Hudson’s Oliver Bronson House: History in Brackets
By Shawn Hartley Hancock
Among the Hudson Valley’s many historic homes is one that’s still a well-kept secret, mostly because of its location on the grounds of the Hudson Correctional Facility, an impediment that adds an obstacle for visitors sensitive to strip searches. (We’re kidding about the strip search, but prisons and historic mansions make unlikely bedfellows.)
The Plumb-Bronson House (also known as The Oliver Bronson House) is a rare example of Alexander Jackson Davis’s Picturesque Bracketed style of architecture, which became the national standard in the 1840s and 1850s. Sitting high above the river on the outskirts of Hudson, and now at an optimistic stage in its long restoration, the Oliver Bronson House will be open to the public for guided tours this weekend and next.
Initially built as an elegant Federal-style residence by Hudson merchant Samuel Plumb more than 200 years ago, the Bronson house is even more special because of changes to its structure and the surrounding 250-acre landscape in two renovations, one in 1839 and another in 1849, by Davis for new owner Dr. Oliver Bronson. Davis transformed the house into one of the best and earliest surviving examples of the “Hudson River Bracketed” style. Davis and A.J. Downing are regarded up and down the Hudson Valley as leaders in the Picturesque style of American architecture. (Image at right courtesy of Michael Fredericks.)

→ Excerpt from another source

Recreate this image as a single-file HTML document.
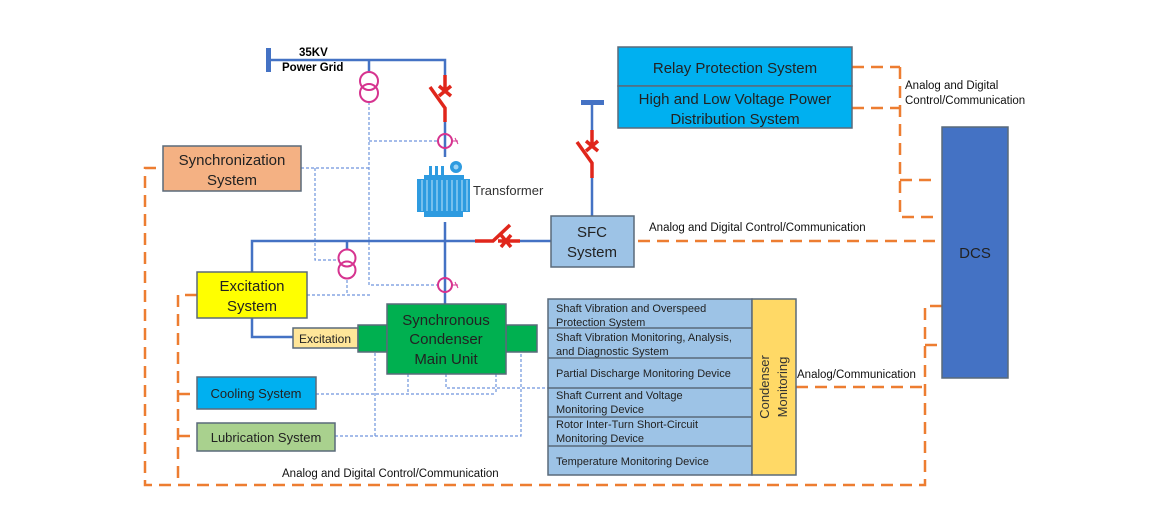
<!DOCTYPE html>
<html><head><style>
body{margin:0;background:#fff;}
svg{display:block;font-family:"Liberation Sans",sans-serif;}
</style></head><body>
<svg width="1162" height="513" viewBox="0 0 1162 513" xmlns="http://www.w3.org/2000/svg">
<rect width="1162" height="513" fill="#fff"/>
<!-- blue dashed signal lines -->
<g stroke="#6f95dd" stroke-width="1.2" stroke-dasharray="3,2" fill="none">
<path d="M301 168 H369"/>
<path d="M369 102 V285 H438"/>
<path d="M369 141 H438"/>
<path d="M315 168 V260 H340"/>
<path d="M307 295 H372"/>
<path d="M347 280 V295"/>
<path d="M316 394 H496"/>
<path d="M408 374 V394"/><path d="M496 374 V394"/>
<path d="M446 374 V388 H548"/>
<path d="M335 436 H375 V352"/>
<path d="M375 436 H521 V352"/>
</g>
<!-- orange dashed -->
<g stroke="#ED7D31" stroke-width="2.5" stroke-dasharray="12,7" fill="none">
<path d="M852 67 H900"/><path d="M852 108 H900"/>
<path d="M900 67 V217 H940"/><path d="M900 180 H936"/>
<path d="M638 241 H940"/>
<path d="M796 387 H925"/>
<path d="M942 306 H925 V485 H145 V168 H163"/>
<path d="M925 345 H942"/>
<path d="M197 295 H178 V485"/>
<path d="M178 394 H197"/><path d="M178 436 H197"/>
</g>
<!-- power lines blue -->
<g stroke="#4472C4" stroke-width="2.5" fill="none">
<path d="M268 60 H445 V75"/>
<path d="M369 60 V71"/>
<path d="M445 122 V157"/>
<path d="M445 222 V304"/>
<path d="M252 272 V241 H475"/>
<path d="M520 241 H551"/>
<path d="M347 241 V250"/>
<path d="M252 318 V337 H293"/>
<path d="M592 103 V130"/><path d="M592 178 V216"/>
</g>
<rect x="266" y="48" width="5" height="24" fill="#4472C4"/>
<rect x="581" y="100" width="23" height="5" fill="#4472C4"/>
<text x="299" y="56" font-size="11.5" font-weight="bold">35KV</text>
<text x="282" y="71" font-size="11.5" font-weight="bold">Power Grid</text>
<!-- PTs -->
<g stroke="#D6338F" stroke-width="2" fill="none">
<circle cx="369" cy="81" r="9"/><circle cx="369" cy="93" r="9"/>
<circle cx="347" cy="258" r="8.5"/><circle cx="347" cy="270" r="8.5"/>
<circle cx="445" cy="141" r="7"/><circle cx="445" cy="285" r="7"/>
<path d="M452 141 h6 M455 138 l3 6 M452 285 h6 M455 282 l3 6" stroke-width="1"/>
</g>
<!-- breakers red -->
<g stroke="#E0261B" stroke-width="3.5" fill="none">
<path d="M445 75 V93 M439 86 l12 10 M451 86 l-12 10"/>
<path d="M430 87 L445 108 V122"/>
<path d="M592 130 V148 M586 141 l12 10 M598 141 l-12 10"/>
<path d="M577 142 L592 163 V178"/>
<path d="M475 241 H493 L510 225 M520 241 H498 M501 235 l10 12 M511 235 l-10 12"/>
</g>
<!-- transformer -->
<g fill="#2E9BE0">
<rect x="429" y="166" width="3" height="9"/><rect x="435" y="166" width="3" height="9"/><rect x="441" y="166" width="3" height="9"/>
<circle cx="456" cy="167" r="6"/>
<rect x="424" y="175" width="40" height="4"/>
<rect x="417" y="179" width="53" height="33"/>
<rect x="424" y="212" width="39" height="5"/>
</g>
<circle cx="456" cy="167" r="2.5" fill="#9fd4f5"/>
<g stroke="#bfe3fa" stroke-width="1">
<path d="M422 180V211M427 180V211M432 180V211M437 180V211M442 180V211M447 180V211M452 180V211M457 180V211M462 180V211M467 180V211"/>
</g>
<text x="473" y="195" font-size="13" fill="#333">Transformer</text>
<!-- boxes -->
<g stroke="#5a6a7a" stroke-width="1.5">
<rect x="163" y="146" width="138" height="45" fill="#F4B183"/>
<rect x="197" y="272" width="110" height="46" fill="#FFFF00"/>
<rect x="293" y="328" width="65" height="20" fill="#FFE699"/>
<rect x="358" y="325" width="29" height="27" fill="#00B050"/>
<rect x="506" y="325" width="31" height="27" fill="#00B050"/>
<rect x="387" y="304" width="119" height="70" fill="#00B050"/>
<rect x="197" y="377" width="119" height="32" fill="#00B0F0"/>
<rect x="197" y="423" width="138" height="28" fill="#A9D18E"/>
<rect x="551" y="216" width="83" height="51" fill="#9DC3E6"/>
<rect x="618" y="47" width="234" height="39" fill="#00B0F0"/>
<rect x="618" y="86" width="234" height="42" fill="#00B0F0"/>
<rect x="942" y="127" width="66" height="251" fill="#4472C4"/>
<rect x="548" y="299" width="204" height="176" fill="#9DC3E6"/>
<rect x="752" y="299" width="44" height="176" fill="#FFD966"/>
<path d="M548 328H752M548 358H752M548 388H752M548 417H752M548 446H752" fill="none"/>
</g>
<g font-size="15" fill="#222" text-anchor="middle">
<text x="232" y="165">Synchronization</text><text x="232" y="185">System</text>
<text x="252" y="291">Excitation</text><text x="252" y="311">System</text>
<text x="446" y="325">Synchronous</text><text x="446" y="344">Condenser</text><text x="446" y="364">Main Unit</text>
<text x="592" y="237">SFC</text><text x="592" y="257">System</text>
<text x="735" y="73">Relay Protection System</text>
<text x="735" y="104">High and Low Voltage Power</text><text x="735" y="124">Distribution System</text>
<text x="975" y="258">DCS</text>
</g>
<g font-size="13" fill="#222" text-anchor="middle">
<text x="325" y="343" font-size="12">Excitation</text>
<text x="256" y="398">Cooling System</text>
<text x="266" y="442">Lubrication System</text>
</g>
<g font-size="11" fill="#222">
<text x="556" y="312">Shaft Vibration and Overspeed</text><text x="556" y="326">Protection System</text>
<text x="556" y="341">Shaft Vibration Monitoring, Analysis,</text><text x="556" y="355">and Diagnostic System</text>
<text x="556" y="377">Partial Discharge Monitoring Device</text>
<text x="556" y="399">Shaft Current and Voltage</text><text x="556" y="413">Monitoring Device</text>
<text x="556" y="428">Rotor Inter-Turn Short-Circuit</text><text x="556" y="442">Monitoring Device</text>
<text x="556" y="465">Temperature Monitoring Device</text>
</g>
<g font-size="13" fill="#333" text-anchor="middle">
<text transform="translate(769,387) rotate(-90)">Condenser</text>
<text transform="translate(787,387) rotate(-90)">Monitoring</text>
</g>
<g font-size="11.5" fill="#111">
<text x="905" y="89">Analog and Digital</text><text x="905" y="104">Control/Communication</text>
<text x="649" y="231">Analog and Digital Control/Communication</text>
<text x="797" y="378">Analog/Communication</text>
<text x="282" y="477">Analog and Digital Control/Communication</text>
</g>
</svg>
</body></html>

The home’s charming details include egg and dart verge board, elaborate trellis work, and, of course, those romantic ornamental brackets. Inside, the distinctive three-story elliptical staircase is an obvious scene-stealer, but the house is full of interesting detail. The 1849 addition doubled its size and included an octagonal gallery with “an enfilade of rooms that bring in lots of light,” according to Peter Watson, Jr., a historic preservationist and keeper of the blog Dr. Oliver Bronson House Day Book, which chronicles the restoration. “It’s a monster of a house,” he says. “Everyone relates to it in different ways — some respond to the sense of decay — you know, works of man undone by nature. Others are interested in the architectural detail.” Scenes for the motion picture “The Bourne Legacy” were filmed at the house and it has been the backdrop for catalog and other photo shoots. (The photo below is from one of those shoots, for the home furnishings and women’s clothing company Anthropologie.)

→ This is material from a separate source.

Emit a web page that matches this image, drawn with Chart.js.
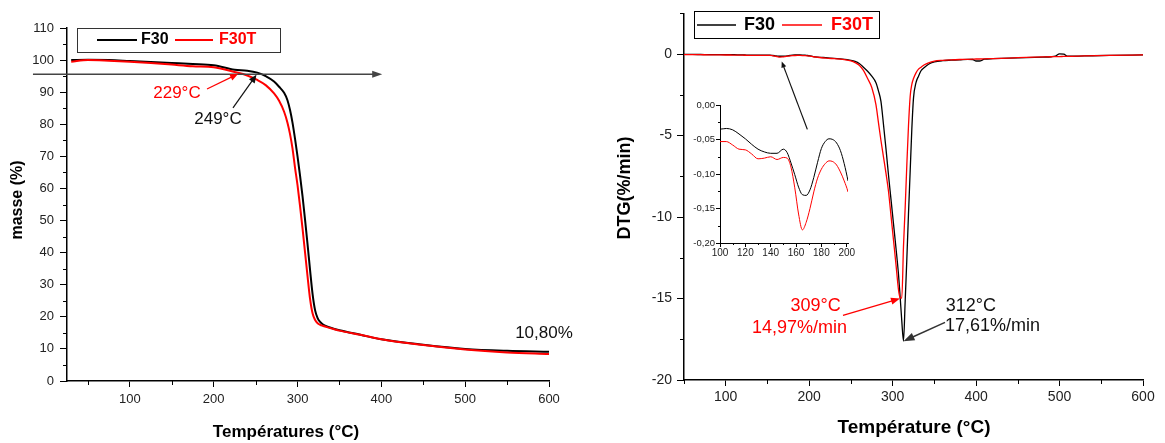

After life as a gracious country residence, the property was bought by the state for use as a prison, with the house serving as a residence for the prison’s superintendent. The New York State Training School for Girls, a euphemism for a girls’ reformatory, operated there from 1904 until it closed in 1976, and can boast one famous “guest,” the 16-year-old Ella Fitzgerald, who was incarcerated in the 1930s before her singing career took off. After the reformatory closed, the house sat empty and derelict until the preservation group Historic Hudson took it over in 1997, got it named a National Historic Landmark in 2003, and jumped in whole-hog to faithfully advocate for its stewardship, stabilization, and restoration, after a long battle to win a long-term lease for the property from the state in 2008.
Historic Hudson’s Chair, Tim Dunleavy, says the current push to raise $100,000 is especially important as it will match a recent $300,000 grant from the Capital Region Economic Development Council and bring the restoration within range of completion.

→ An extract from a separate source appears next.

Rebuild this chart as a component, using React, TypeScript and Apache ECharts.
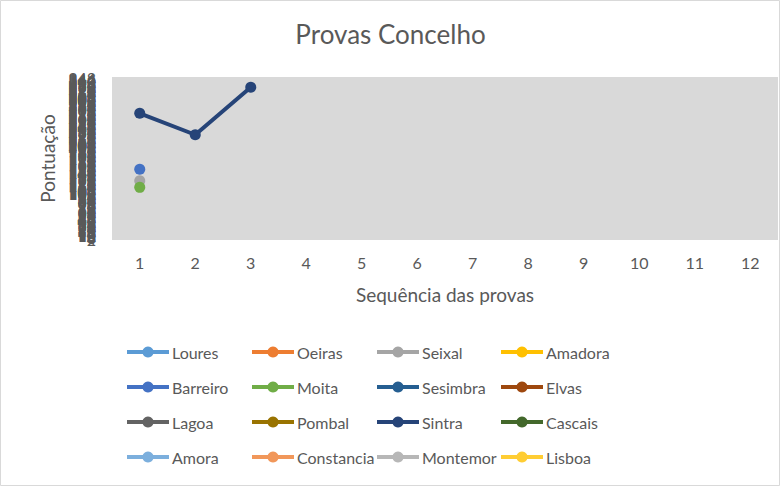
import React, { useEffect, useRef } from "react";
import * as echarts from "echarts";

const categories = ["1", "2", "3", "4", "5", "6", "7", "8", "9", "10", "11", "12"];

const seriesNames = [
  "Loures", "Oeiras", "Seixal", "Amadora",
  "Barreiro", "Moita", "Sesimbra", "Elvas",
  "Lagoa", "Pombal", "Sintra", "Cascais",
  "Amora", "Constancia", "Montemor", "Lisboa",
];

const seriesColors = [
  "#5B9BD5", "#ED7D31", "#A5A5A5", "#FFC000",
  "#4472C4", "#70AD47", "#255E91", "#9E480E",
  "#636363", "#997300", "#264478", "#43682B",
  "#7CAFDD", "#F1975A", "#B7B7B7", "#FFCD33",
];

const loures: number[] = [];
const oeiras: number[] = [];
const seixal: number[] = [127];
const amadora: number[] = [];
const barreiro: number[] = [152];
const moita: number[] = [113];
const sesimbra: number[] = [];
const elvas: number[] = [];
const lagoa: number[] = [];
const pombal: number[] = [];
const sintra: number[] = [272, 226, 328];
const cascais: number[] = [];
const amora: number[] = [];
const constancia: number[] = [];
const montemor: number[] = [];
const lisboa: number[] = [];

const seriesData = [
  loures, oeiras, seixal, amadora,
  barreiro, moita, sesimbra, elvas,
  lagoa, pombal, sintra, cascais,
  amora, constancia, montemor, lisboa,
];

const yMin = 0;
const yMax = 350;
const yInterval = 2;

const FONT = "Lato, 'Noto Sans', sans-serif";
const TEXT = "#595959";

export default function App() {
  const ref = useRef<HTMLDivElement>(null);
  useEffect(() => {
    if (!ref.current) return;
    const chart = echarts.init(ref.current, undefined, { renderer: "svg" });
    const legendLefts = [125, 250, 375, 499];
    const legends = legendLefts.map((left, col) => ({
      orient: "vertical",
      left,
      top: 344,
      padding: 0,
      itemWidth: 42,
      itemHeight: 14,
      itemGap: 19,
      selectedMode: false,
      lineStyle: { width: 4 },
      textStyle: { fontSize: 16, color: TEXT, fontFamily: FONT, lineHeight: 14, padding: [0, 0, 0, -2] },
      data: [0, 1, 2, 3].map((r) => seriesNames[r * 4 + col]),
    }));
    chart.setOption({
      animation: false,
      backgroundColor: "#FFFFFF",
      title: {
        text: "Provas Concelho",
        left: "center",
        top: 16,
        textStyle: { fontSize: 26, fontWeight: "normal", color: TEXT, fontFamily: FONT },
      },
      legend: legends,
      grid: { left: 112, right: 3, top: 77, bottom: 247, containLabel: false, show: true, backgroundColor: "#D9D9D9", borderWidth: 0 },
      xAxis: {
        type: "category",
        data: categories,
        boundaryGap: true,
        axisLine: { show: false },
        axisTick: { show: false },
        axisLabel: { fontSize: 16, color: TEXT, fontFamily: FONT, margin: 14 },
        name: "Sequência das provas",
        nameLocation: "middle",
        nameGap: 45,
        nameTextStyle: { fontSize: 19, color: TEXT, fontFamily: FONT },
      },
      yAxis: {
        type: "value",
        min: yMin,
        max: yMax,
        interval: yInterval,
        axisLine: { show: false },
        axisTick: { show: false },
        splitLine: { show: false },
        axisLabel: { fontSize: 16, color: TEXT, fontFamily: FONT, margin: 16 },
        name: "Pontuação",
        nameLocation: "middle",
        nameGap: 55,
        nameTextStyle: { fontSize: 19, color: TEXT, fontFamily: FONT },
      },
      graphic: [
        {
          type: "rect",
          shape: { x: 0.5, y: 0.5, width: 779, height: 485 },
          style: { fill: "none", stroke: "#D9D9D9", lineWidth: 1 },
          silent: true,
        },
      ],
      series: seriesNames.map((name, i) => ({
        name,
        type: "line",
        data: seriesData[i],
        color: seriesColors[i],
        symbol: "circle",
        symbolSize: 11,
        showSymbol: true,
        lineStyle: { width: 4, color: seriesColors[i] },
        itemStyle: { color: seriesColors[i] },
      })),
    });
    return () => chart.dispose();
  }, []);
  return (
    <div
      ref={ref}
      style={{ position: "fixed", left: 0, top: 0, width: 781, height: 487 }}
    />
  );
}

Both this weekend, June 1 and 2, and next, June 8 and 9, from 10 a.m. to 5 p.m., the house will be open through The New York State Path Through History initiative, which connects the public with historical attractions throughout the state. The final weekend includes “If these walls could talk…” an exhibit presented in conjunction with the Prison Public Memory Project that will explore life inside the former reformatory. Guided tours will be held at 1 p.m. and 3 p.m.